4. Types of Risk in Business Analytics
a. Operational Risk
• Failures in processes, systems, or human errors.
b. Market Risk
• Risks from market movements—price, demand, competition.
c. Credit Risk
• Risk of customer or partner defaulting on payment.
d. Strategic Risk
• Risks from long-term business decisions—new markets, mergers, etc.
e. Model Risk
• Risk that the analytics model used is wrong or misapplied.
5. Managing Uncertainty and Risk in Business Analytics
a. Scenario Analysis
• Evaluates outcomes under different hypothetical situations.
b. Sensitivity Analysis
• Tests how model output changes when key inputs vary.
c.

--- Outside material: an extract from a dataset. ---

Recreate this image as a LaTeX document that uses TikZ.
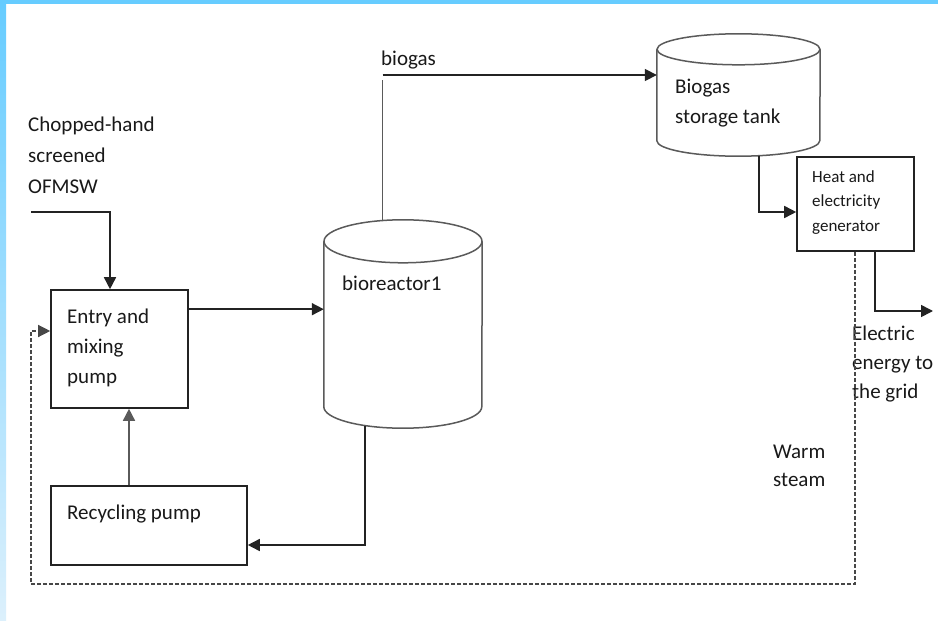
\documentclass[tikz,border=0pt]{standalone}
\usepackage{fontspec}
\setmainfont{Carlito}
\usetikzlibrary{arrows.meta}
\definecolor{frameblue}{RGB}{102,204,255}
\definecolor{framepale}{RGB}{220,240,252}
\definecolor{ink}{RGB}{25,25,25}
\definecolor{wire}{RGB}{35,35,35}
\definecolor{shell}{RGB}{90,90,90}

% cylinder outline drawn over an invisible node: node, half width, end radius
\newcommand\drawdrum[3]{%
  \draw[drum] ([yshift=-#3]#1.north west) -- ([yshift=#3]#1.south west)
     arc[start angle=180,end angle=360,x radius=#2,y radius=#3]
     -- ([yshift=-#3]#1.north east);
  \draw[drum] ([yshift=-#3]#1.north) ellipse[x radius=#2,y radius=#3];
}

\tikzset{
  unit/.style={draw=wire, line width=1.6pt},
  drum/.style={draw=shell, line width=1.5pt},
  block/.style={unit, rectangle, inner sep=0pt},
  hull/.style={rectangle, inner sep=0pt},
  tip/.style={-{Triangle[length=12pt,width=12pt]}},
  arr/.style={draw=wire, line width=1.6pt, tip},
  pipe/.style={draw=shell, line width=1.6pt},
  steam/.style={draw=black!72, line width=1.3pt, dash pattern=on 4pt off 2pt, tip},
  txt/.style={anchor=north west, inner sep=0pt, align=left, text=ink,
              font=\fontsize{21}{30}\selectfont},
}

\begin{document}
\begin{tikzpicture}[x=1pt, y=-1pt]
  % page and frame bands
  \useasboundingbox (0,0) rectangle (938,621);
  \fill[white] (0,0) rectangle (938,621);
  \shade[top color=frameblue, bottom color=framepale] (0,0) rectangle (6,621);
  \fill[frameblue] (0,0) rectangle (938,4);

  % process units
  \node[block, minimum width=137pt, minimum height=118pt] (entry) at (119.5,349) {};
  \node[block, minimum width=196pt, minimum height=79pt] (recyc) at (149,525.5) {};
  \node[block, minimum width=117pt, minimum height=94pt] (gen) at (855.5,204) {};
  \node[hull, minimum width=158pt, minimum height=208pt] (reactor) at (403,324) {};
  \node[hull, minimum width=163pt, minimum height=122pt] (tank) at (738.5,95) {};
  \drawdrum{reactor}{79pt}{21.5pt}
  \drawdrum{tank}{81.5pt}{15.5pt}

  % texts
  \node[txt, font=\fontsize{21}{31}\selectfont] (feedtxt) at (28,110)
    {\strut Chopped-hand\\screened\\OFMSW};
  \node[txt] (entrytxt) at (67,302) {\strut Entry and\\mixing\\pump};
  \node[txt] (recyctxt) at (67,498) {\strut Recycling pump};
  \node[txt] (reactortxt) at (342,269) {\strut bioreactor1};
  \node[txt] (gastxt) at (381,44) {\strut biogas};
  \node[txt] (tanktxt) at (675,72) {\strut Biogas\\storage tank};
  \node[txt, font=\fontsize{17}{24.5}\selectfont] (gentxt) at (812,165)
    {\strut Heat and\\electricity\\generator};
  \node[txt, font=\fontsize{21}{29}\selectfont] (gridtxt) at (852,320)
    {\strut Electric\\energy to\\the grid};
  \node[txt, font=\fontsize{21}{28}\selectfont] (steamtxt) at (773,439)
    {\strut Warm\\steam};

  % connector end points
  \coordinate (feedin) at (31,212);
  \coordinate (gasup) at (382.5,80);
  \coordinate (gasleft) at (382.5,75);
  \coordinate (grid) at (933,311);
  \coordinate (steamR) at (855,584);
  \coordinate (steamL) at (31,584);
  \coordinate (mixout) at ([yshift=-20pt]entry.north east);

  % flows
  \draw[arr] (feedin) -| ([xshift=-9.5pt]entry.north);
  \draw[arr] (mixout) -- (mixout -| reactor.west);
  \draw[arr, draw=shell] ([xshift=-20pt]recyc.north) -- ([xshift=9.5pt]entry.south);
  \draw[arr] ([xshift=-38pt,yshift=2.5pt]reactor.south) |- ([yshift=-19.5pt]recyc.east);
  \draw[pipe] (gasup |- reactor.north) -- (gasup);
  \draw[arr] (gasleft) -- (gasleft -| tank.west);
  \draw[arr] ([xshift=20.5pt,yshift=0.5pt]tank.south) |- ([yshift=-8pt]gen.west);
  \draw[arr] ([xshift=19.5pt]gen.south) |- (grid);
  \draw[steam] ([xshift=-0.5pt]gen.south) -- (steamR) -- (steamL) |- ([yshift=18pt]entry.west);
\end{tikzpicture}
\end{document}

Monte Carlo Simulation
• Runs thousands of simulations to estimate the range of outcomes and their probabilities.
d. Decision Trees
• Used to visualize and evaluate possible decision paths under uncertainty.
e. Robust and Stochastic Modeling
• Models that incorporate variability and randomness in data and constraints.

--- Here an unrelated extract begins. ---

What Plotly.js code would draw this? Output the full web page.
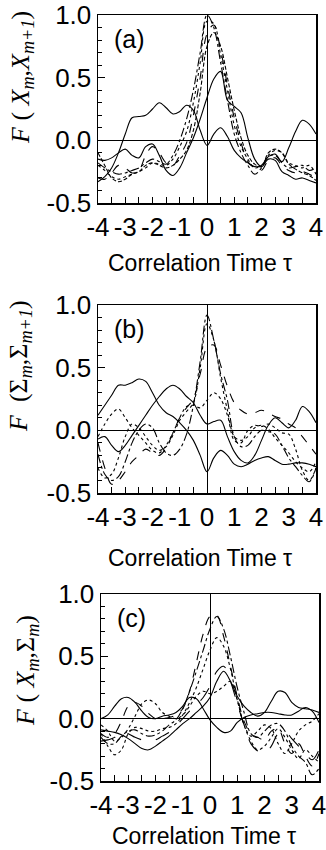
<!DOCTYPE html>
<html>
<head>
<meta charset="utf-8">
<script src="https://cdn.plot.ly/plotly-3.0.1.min.js"></script>
<style>html,body{margin:0;padding:0;background:#fff;}#chart{width:326px;height:850px;}</style>
</head>
<body>
<div id="chart"></div>
<script>
// Correlation time grid
const tau = [-4,-3.75,-3.5,-3.25,-3,-2.75,-2.5,-2.25,-2,-1.75,-1.5,-1.25,-1,-0.75,-0.5,-0.25,0,0.25,0.5,0.75,1,1.25,1.5,1.75,2,2.25,2.5,2.75,3,3.25,3.5,3.75,4];

// Panel (a): F(X_m, X_m+1)
const a1 = [-0.33,-0.29,-0.22,-0.10,0.05,0.18,0.19,0.20,0.25,0.30,0.26,0.21,0.23,0.28,0.24,0.08,-0.04,0.05,0.10,0.03,-0.08,-0.14,-0.18,-0.21,-0.20,-0.13,-0.11,-0.17,-0.06,0.07,0.16,0.13,0.05];
const a2 = [-0.15,-0.16,-0.14,-0.10,-0.07,-0.12,-0.14,-0.05,-0.03,-0.12,-0.24,-0.28,-0.22,-0.10,0.02,0.17,0.34,0.49,0.55,0.32,0.27,0.22,0.02,-0.15,-0.21,-0.15,-0.16,-0.25,-0.28,-0.31,-0.30,-0.32,-0.34];
const a3 = [-0.18,-0.22,-0.25,-0.27,-0.26,-0.24,-0.22,-0.18,-0.15,-0.17,-0.19,-0.12,0.00,0.17,0.40,0.70,1.00,0.90,0.62,0.32,0.05,-0.10,-0.20,-0.27,-0.22,-0.13,-0.12,-0.18,-0.22,-0.21,-0.20,-0.24,-0.22];
const a4 = [-0.20,-0.24,-0.29,-0.31,-0.29,-0.27,-0.25,-0.22,-0.18,-0.19,-0.20,-0.15,-0.05,0.07,0.30,0.62,0.95,0.93,0.68,0.40,0.12,-0.05,-0.15,-0.22,-0.20,-0.12,-0.08,-0.10,-0.18,-0.20,-0.22,-0.20,-0.27];
const a5 = [-0.30,-0.31,-0.26,-0.20,-0.22,-0.26,-0.24,-0.12,-0.05,-0.10,-0.18,-0.20,-0.12,-0.02,0.20,0.50,0.85,0.92,0.72,0.44,0.18,-0.02,-0.17,-0.22,-0.24,-0.16,-0.14,-0.20,-0.24,-0.26,-0.25,-0.27,-0.30];
const a6 = [-0.10,-0.20,-0.30,-0.33,-0.31,-0.27,-0.25,-0.20,-0.18,-0.20,-0.22,-0.20,-0.15,-0.08,0.08,0.38,0.75,0.86,0.75,0.50,0.24,0.02,-0.12,-0.19,-0.21,-0.10,-0.07,-0.10,-0.19,-0.23,-0.26,-0.28,-0.32];

// Panel (b): F(Sigma_m, Sigma_m+1)
const b1 = [0.12,0.20,0.28,0.36,0.36,0.38,0.41,0.39,0.30,0.20,0.14,0.11,0.06,0.00,-0.08,-0.20,-0.33,-0.22,-0.16,-0.20,-0.27,-0.29,-0.27,-0.24,-0.22,-0.21,-0.24,-0.27,-0.27,-0.26,-0.26,-0.27,-0.29];
const b2 = [-0.30,-0.38,-0.35,-0.22,-0.05,0.05,0.02,-0.05,-0.12,-0.16,-0.13,-0.04,0.08,0.15,0.22,0.50,0.85,0.72,0.42,0.16,-0.05,-0.08,-0.05,0.02,0.04,0.01,-0.06,-0.12,-0.18,-0.25,-0.30,-0.33,-0.25];
const b3 = [-0.07,-0.05,-0.12,-0.17,-0.12,-0.04,0.04,0.12,0.20,0.27,0.33,0.36,0.33,0.27,0.22,0.12,0.05,0.07,0.08,-0.05,-0.17,-0.24,-0.26,-0.20,-0.08,0.04,0.10,0.06,0.02,0.08,0.19,0.15,0.06];
const b4 = [-0.05,0.05,0.13,0.17,0.10,0.02,-0.04,-0.10,-0.16,-0.18,-0.12,-0.02,0.10,0.19,0.20,0.18,0.24,0.30,0.25,0.12,-0.08,-0.10,0.00,0.04,0.03,0.05,0.02,-0.02,-0.03,-0.15,-0.32,-0.40,-0.30];
const b5 = [-0.19,-0.35,-0.40,-0.37,-0.25,-0.10,0.00,0.05,0.02,-0.10,-0.18,-0.20,-0.15,-0.03,0.20,0.55,0.92,0.72,0.45,0.24,-0.05,-0.13,-0.12,-0.05,0.00,-0.01,-0.03,-0.12,-0.22,-0.29,-0.36,-0.41,-0.30];
const b6 = [-0.10,-0.30,-0.43,-0.40,-0.33,-0.25,-0.20,-0.15,-0.18,-0.20,-0.14,-0.02,0.10,0.18,0.25,0.45,0.66,0.68,0.52,0.35,0.22,0.16,0.13,0.14,0.16,0.14,0.11,0.09,0.05,0.02,-0.05,-0.12,-0.19];

// Panel (c): F(X_m, Sigma_m)
const c1 = [0.00,0.03,0.10,0.16,0.17,0.13,0.06,0.01,0.00,0.02,0.03,0.05,0.10,0.17,0.16,0.08,-0.01,-0.07,-0.11,-0.10,-0.03,0.01,0.03,0.04,0.05,0.05,0.04,0.03,0.03,0.06,0.09,0.06,-0.03];
const c2 = [-0.09,-0.10,-0.11,-0.13,-0.16,-0.20,-0.24,-0.25,-0.22,-0.18,-0.14,-0.09,-0.04,0.00,0.05,0.10,0.17,0.30,0.38,0.30,0.18,0.10,0.05,0.02,0.05,0.14,0.22,0.21,0.13,0.09,0.08,0.07,0.05];
const c3 = [-0.12,-0.15,-0.12,-0.02,0.10,0.13,0.10,0.04,0.00,0.00,0.01,0.03,0.08,0.22,0.45,0.68,0.82,0.83,0.66,0.42,0.18,-0.02,-0.12,-0.15,-0.17,-0.10,-0.08,-0.20,-0.28,-0.20,-0.30,-0.38,-0.28];
const c4 = [-0.15,-0.20,-0.20,-0.14,-0.10,-0.09,-0.12,-0.14,-0.13,-0.10,-0.05,-0.01,0.08,0.22,0.38,0.55,0.72,0.82,0.72,0.50,0.25,0.05,-0.12,-0.15,-0.10,-0.05,-0.04,-0.10,-0.22,-0.30,-0.35,-0.45,-0.40];
const c5 = [-0.05,-0.10,-0.18,-0.15,-0.08,0.02,0.12,0.15,0.12,0.05,0.02,0.00,0.03,0.10,0.18,0.22,0.20,0.22,0.26,0.30,0.15,-0.05,-0.14,-0.10,-0.05,-0.08,-0.20,-0.28,-0.20,-0.10,-0.05,-0.02,0.04];
const c6 = [-0.12,-0.22,-0.29,-0.25,-0.12,-0.07,-0.08,-0.10,-0.10,-0.08,-0.07,-0.04,0.03,0.13,0.25,0.40,0.55,0.65,0.58,0.40,0.15,-0.05,-0.18,-0.25,-0.22,-0.15,-0.08,-0.15,-0.25,-0.32,-0.25,-0.30,-0.35];
const c7 = [-0.18,-0.17,-0.15,-0.10,-0.12,-0.15,-0.17,-0.18,-0.17,-0.14,-0.11,-0.06,0.00,0.06,0.11,0.17,0.26,0.38,0.42,0.30,0.12,-0.05,-0.20,-0.26,-0.28,-0.22,-0.12,-0.10,-0.16,-0.22,-0.28,-0.33,-0.25];

const xTickVals = [-4,-3,-2,-1,0,1,2,3,4];
const xTickText = ["-4","-3","-2","-1","0","1","2","3","4"];
const yTickVals = [-0.5,0,0.5,1.0];
const yTickText = ["-0.5","0.0","0.5","1.0"];
const xTitleText = 'Correlation Time τ';

const panels = [
  {series:[[a1,'solid'],[a2,'solid'],[a3,'dashdot'],[a4,'dot'],[a5,'dash'],[a6,'4px,2px']], label:'(a)',
   ytitle:'<i>F</i> ( <i>X<sub>m</sub></i>,<i>X<sub>m+1</sub></i>)'},
  {series:[[b1,'solid'],[b2,'dot'],[b3,'solid'],[b4,'3px,3px'],[b5,'dashdot'],[b6,'dash']], label:'(b)',
   ytitle:'<i>F</i>  (Σ<sub><i>m</i></sub>,Σ<sub><i>m+1</i></sub>)'},
  {series:[[c1,'solid'],[c2,'solid'],[c3,'dash'],[c4,'dashdot'],[c5,'3px,3px'],[c6,'dot'],[c7,'longdash']], label:'(c)',
   ytitle:'<i>F</i> ( <i>X<sub>m</sub></i>,Σ<sub><i>m</i></sub>)'}
];

const W = 326, H = 850;
const xDom = [[98/W,316/W],[98/W,316/W],[101/W,319/W]];
const yPx = [[15,203],[305,493],[594,781]];
// title placement (px): x-title centre x / bottom y ; y-title centre x / centre y
const xTitleBottom = [[200,277],[200,572],[204,850]];
const yTitlePos = [[22,78],[20,366],[27,670]];

const SANS = 'Liberation Sans, Arial, Helvetica, sans-serif';
const SERIF = 'Liberation Serif, Times New Roman, serif';

const traces = [];
const layout = {
  width: W, height: H, margin:{l:0,r:0,t:0,b:0},
  paper_bgcolor:'#fff', plot_bgcolor:'#fff', showlegend:false,
  font:{family:SANS, color:'#000'},
  annotations:[]
};

panels.forEach((p,i)=>{
  const sfx = i===0 ? '' : String(i+1);
  p.series.forEach(([ys,dash])=>{
    traces.push({x:tau, y:ys, type:'scatter', mode:'lines', xaxis:'x'+sfx, yaxis:'y'+sfx,
      line:{color:'#000', width:1.1, dash:dash, shape:'spline', smoothing:1}, hoverinfo:'skip'});
  });
  layout['xaxis'+sfx] = {
    domain:xDom[i], anchor:'y'+sfx, range:[-4,4], fixedrange:true,
    tickvals:xTickVals, ticktext:xTickText, ticks:'inside', ticklen:6, tickwidth:1, tickcolor:'#000',
    minor:{dtick:0.5, tick0:0, ticks:'inside', ticklen:6, tickwidth:1, tickcolor:'#000'},
    showline:true, mirror:true, linecolor:'#000', linewidth:1.5,
    showgrid:false, zeroline:true, zerolinecolor:'#000', zerolinewidth:1,
    ticklabeloverflow:'allow',
    tickfont:{size:26, family:SANS, color:'#000'}
  };
  layout['yaxis'+sfx] = {
    domain:[1-yPx[i][1]/H, 1-yPx[i][0]/H], anchor:'x'+sfx, range:[-0.5,1.0], fixedrange:true,
    tickvals:yTickVals, ticktext:yTickText, ticks:'inside', ticklen:7, tickwidth:1, tickcolor:'#000',
    minor:{dtick:0.1, tick0:0, ticks:'inside', ticklen:4, tickwidth:1, tickcolor:'#000'},
    showline:true, mirror:true, linecolor:'#000', linewidth:1.5,
    showgrid:false, zeroline:true, zerolinecolor:'#000', zerolinewidth:1.2,
    ticklabeloverflow:'allow',
    tickfont:{size:26, family:SANS, color:'#000'}
  };
  // panel label
  layout.annotations.push({xref:'x'+sfx, yref:'y'+sfx, x:-3.5, y:0.81, xanchor:'left', yanchor:'middle',
    text:p.label, showarrow:false, font:{size:25, family:SANS, color:'#000'}});
  // x-axis title
  layout.annotations.push({xref:'paper', yref:'paper', x:xTitleBottom[i][0]/W, y:1-xTitleBottom[i][1]/H,
    xanchor:'center', yanchor:'bottom', borderpad:0, text:xTitleText, showarrow:false,
    font:{size:23, family:SANS, color:'#000'}});
  // y-axis title
  layout.annotations.push({xref:'paper', yref:'paper', x:yTitlePos[i][0]/W, y:1-yTitlePos[i][1]/H,
    xanchor:'center', yanchor:'middle', textangle:-90, text:p.ytitle, showarrow:false,
    font:{size:26, family:SERIF, color:'#000'}});
});

Plotly.newPlot('chart', traces, layout, {staticPlot:true, displayModeBar:false});
</script>
</body>
</html>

f. Risk Assessment Matrices
• Rate risks based on likelihood and impact.
6. Role of Business Analytics in Reducing Uncertainty and Risk
Function Contribution
Descriptive Analytics Reveals historical trends and performance
Predictive Analytics Estimates future probabilities to convert uncertainty into measurable risk
Prescriptive Analytics Recommends optimal actions under risk constraints
Data Visualization Helps identify outliers, inconsistencies, and risk factors
Dashboards & KPIs Monitor ongoing risks in real-time
7. Real-Life Examples
• Finance: Credit scoring models convert uncertainty of default into a measurable risk.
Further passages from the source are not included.